Juan Padrón murió mientras allá, en Francia, lo hacía Albert Uderzo; y así, de un golpe, quedaron huérfanos Asterix, Obelix, Elpidio, Joseph (Pepe) von Drácula y millones de melancólicas infancias. Además de un oficio y un día para morir, Padrón y Urderzo compartieron los mismos patrones creativos: una sobria esencia nacionalista inmune al desgaste, gracias al humor fino que las envuelve. Salvando todos los abismos, pienso en Shakespeare y Cervantes, y en la sublime belleza que reviste la confluencia esotérica y cabalística de las despedidas de dos genios.

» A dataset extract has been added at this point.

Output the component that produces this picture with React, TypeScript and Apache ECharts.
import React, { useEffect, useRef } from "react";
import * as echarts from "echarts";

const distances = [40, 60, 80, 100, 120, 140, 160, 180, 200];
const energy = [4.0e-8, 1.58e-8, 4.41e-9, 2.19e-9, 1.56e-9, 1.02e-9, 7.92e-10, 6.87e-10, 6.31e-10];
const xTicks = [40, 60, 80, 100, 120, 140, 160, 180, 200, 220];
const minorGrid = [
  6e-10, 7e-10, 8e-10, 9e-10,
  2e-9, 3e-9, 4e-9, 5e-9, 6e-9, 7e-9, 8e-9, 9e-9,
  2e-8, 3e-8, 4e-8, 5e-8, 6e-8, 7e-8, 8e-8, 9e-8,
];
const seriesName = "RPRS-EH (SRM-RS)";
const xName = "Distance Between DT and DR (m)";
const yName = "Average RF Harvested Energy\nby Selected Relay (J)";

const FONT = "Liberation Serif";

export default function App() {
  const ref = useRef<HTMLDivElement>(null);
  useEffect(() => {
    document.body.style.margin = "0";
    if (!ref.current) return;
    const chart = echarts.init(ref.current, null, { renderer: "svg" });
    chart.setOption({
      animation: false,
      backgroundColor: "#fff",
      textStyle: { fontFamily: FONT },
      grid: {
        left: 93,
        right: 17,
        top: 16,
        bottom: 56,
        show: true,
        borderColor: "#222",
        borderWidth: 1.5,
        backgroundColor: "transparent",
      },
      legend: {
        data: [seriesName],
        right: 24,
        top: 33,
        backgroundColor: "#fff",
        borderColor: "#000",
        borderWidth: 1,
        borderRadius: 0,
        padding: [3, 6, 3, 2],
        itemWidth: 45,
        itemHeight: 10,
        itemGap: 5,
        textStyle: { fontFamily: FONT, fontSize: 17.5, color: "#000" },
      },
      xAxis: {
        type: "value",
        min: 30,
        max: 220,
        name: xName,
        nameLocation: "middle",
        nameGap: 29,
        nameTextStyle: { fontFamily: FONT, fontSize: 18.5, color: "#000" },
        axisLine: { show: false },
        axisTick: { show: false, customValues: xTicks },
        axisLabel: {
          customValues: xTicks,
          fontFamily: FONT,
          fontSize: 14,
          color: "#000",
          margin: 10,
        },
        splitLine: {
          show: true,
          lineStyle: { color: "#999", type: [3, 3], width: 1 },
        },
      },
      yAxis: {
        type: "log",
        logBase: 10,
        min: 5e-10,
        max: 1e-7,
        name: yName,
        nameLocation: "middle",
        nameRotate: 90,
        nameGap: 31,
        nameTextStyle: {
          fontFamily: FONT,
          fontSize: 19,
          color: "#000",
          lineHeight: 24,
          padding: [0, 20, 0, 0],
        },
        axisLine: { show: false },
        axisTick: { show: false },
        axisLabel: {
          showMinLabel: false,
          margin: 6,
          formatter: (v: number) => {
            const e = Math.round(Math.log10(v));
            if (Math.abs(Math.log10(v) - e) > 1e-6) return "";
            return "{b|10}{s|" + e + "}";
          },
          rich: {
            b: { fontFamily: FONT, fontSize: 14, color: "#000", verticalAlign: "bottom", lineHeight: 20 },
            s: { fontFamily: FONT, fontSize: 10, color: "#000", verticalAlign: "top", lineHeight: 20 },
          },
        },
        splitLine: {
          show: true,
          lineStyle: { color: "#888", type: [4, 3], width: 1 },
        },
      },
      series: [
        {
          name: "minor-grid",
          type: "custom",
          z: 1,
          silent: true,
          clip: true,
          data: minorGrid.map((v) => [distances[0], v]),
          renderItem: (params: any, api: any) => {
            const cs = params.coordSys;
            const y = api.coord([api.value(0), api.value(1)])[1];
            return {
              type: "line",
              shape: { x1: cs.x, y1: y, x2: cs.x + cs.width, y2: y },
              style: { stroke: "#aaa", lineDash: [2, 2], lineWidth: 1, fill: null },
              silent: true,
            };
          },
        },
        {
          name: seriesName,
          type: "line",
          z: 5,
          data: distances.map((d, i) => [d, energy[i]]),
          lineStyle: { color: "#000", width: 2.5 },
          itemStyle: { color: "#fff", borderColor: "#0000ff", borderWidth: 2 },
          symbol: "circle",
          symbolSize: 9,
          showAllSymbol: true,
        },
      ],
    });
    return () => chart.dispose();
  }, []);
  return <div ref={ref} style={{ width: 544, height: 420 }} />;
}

Juan Padrón murió con la seguridad de haber burlado al olvido, que es como debiéramos aspirar a morir todos. Cuanto hizo se vislumbra eterno en las repetidas tandas de animados de la televisión nacional, en el exacto punto medio de la lista de «las 100 mejores películas iberomaericanas del siglo XX», en la colección cinematográfica del MoMA o en cualquier niñez vivida en Cuba. Su obra, a caballo entre el séptimo y el noveno arte, trasciende cualquier público; primero, porque marcó generaciones enteras hasta convertirse en el lugar común de las nostalgias infantiles de este país, y segundo, porque esquivó la naturaleza simple que caracteriza a la producción de cómics y audiovisuales para niños.
Los personajes de Padrón llevan, de una manera muy cubana, la complejidad de Sawyer y Finn. Sus creaciones son orgánicas y espontáneas, íconos de una época que lograron esquivar la tentación del fácil pastiche ideológico y tuvieron la solidez suficiente para sobrevivir a los constantes naufragios de la Revolución sin tener que arroparse en la camisa de fuerza de su estrecha y obcecada política cultural. La Revolución, sea lo que sea esta, le debe más a Juan Padrón que a los ardides oratorios de su líder; donde el último exigía fidelidad a un sistema, el primero contagiaba con la idea de patriotismo más cercana que se pueda concebir.
Juan Padrón murió, pero llegado este punto ya yo había leído mucho sobre él. Incluso, lo había vuelto a ver hacía unos pocos meses, igual de viejo y exageradamente gordo y rosado. En esa ocasión bebía muy gustoso una copa de vino, a la vez que hacía chistes y, muy humilde, admiraba las obras de otro dibujante que colgaban de las paredes. Mientras lo observaba, pensé en algo tan absurdo como que crecimos a la par; que antes, en el Palacio de Pioneros, solo dibujaba como hacían todos los niños en las esquinas de sus libretas y ahora, como yo, disfrutaba del placer del alcohol que permite la adultez. Apenas un día antes se habían marchado de Cuba los Reyes de España y, aunque tuve la oportunidad, me negué rotundamente a sumarme a la larga fila de personas que se peleaban por retratarse con ellos. Recordé en ese instante mi timidez, mi agorafobia, mi dignidad anti-groupie, y también cuánto me había arrepentido de no haberle pedido un dibujo a Juan Padrón. Tal vez por eso le interrumpí y logré una foto a su lado que un día, con algo de tiempo, imprimiré como es debido y pondré en mi escritorio.